The arms deal saga has been plaguing our democracy for a very long time and started in 1999 when Patricia de Lille, now DA mayor of Cape Town but then a Pan Africanist Congress MP, told Parliament the multi-billion rand arms deal could be suspect.

Then in November 2002, the Mail & Guardian reported that Jacob Zuma was being investigated (Zuma was not president yet).

A year later, former National Director of Public Prosecutions Bulelani Ngcuka says there is a prima facie case against Zuma, but it can't be won.

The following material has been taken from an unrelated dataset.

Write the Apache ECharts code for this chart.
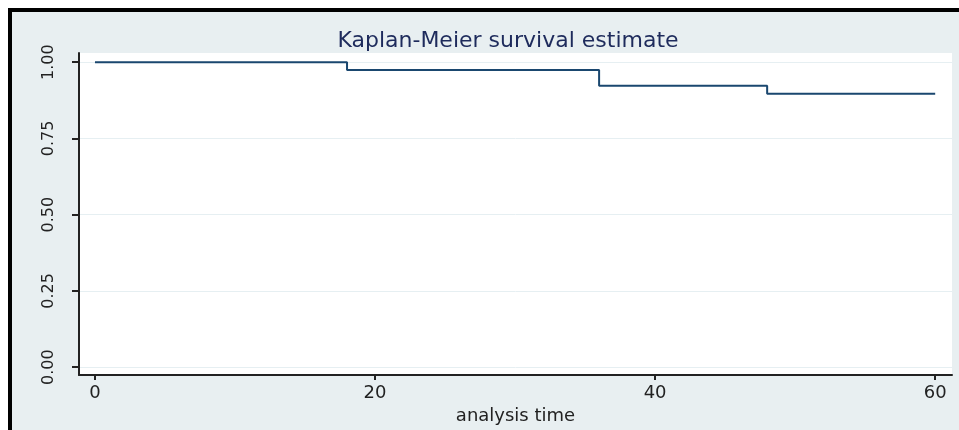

Two years later, then president Thabo Mbeki "released" Zuma from his position as deputy president after Zuma's Schabir Shaik, was found guilty on two counts of fraud and one of corruption.

What happened next?


21 Apr 10:09
The presidency has released its statement confirming Zuma's address.

21 Apr 10:01
The president's jet at Cape Town International Airport earlier this morning.

21 Apr 09:50

Almost four months after receiving the final report, President Jacob Zuma will announce at 10:30 the findings of the commission of inquiry into the arms deal.

"The commission completed its public hearings and other processes in June 2015 and commenced with the report writing phase which was completed in December 2015 as per the terms of reference of the commission, thus submitting the report to the President a day before the deadline.

"President Zuma expressed his gratitude to Judge Seriti and all members of the commission for the work done that ensured the successful conclusion of the work of the commission," a statement from the presidency in December last year read.

Zuma appointed the commission in September 2011, after the Western Cape High Court in Cape Town was asked in 2009 to appoint an independent judicial inquiry into alleged corruption related to the arms deal.

The commission began its hearings in August 2013.

The arms deal saw government acquiring, among other items, 26 Gripen fighter aircraft, 24 Hawk lead-in fighter trainer aircraft for the SA Air Force and frigates and submarines for the SA Navy.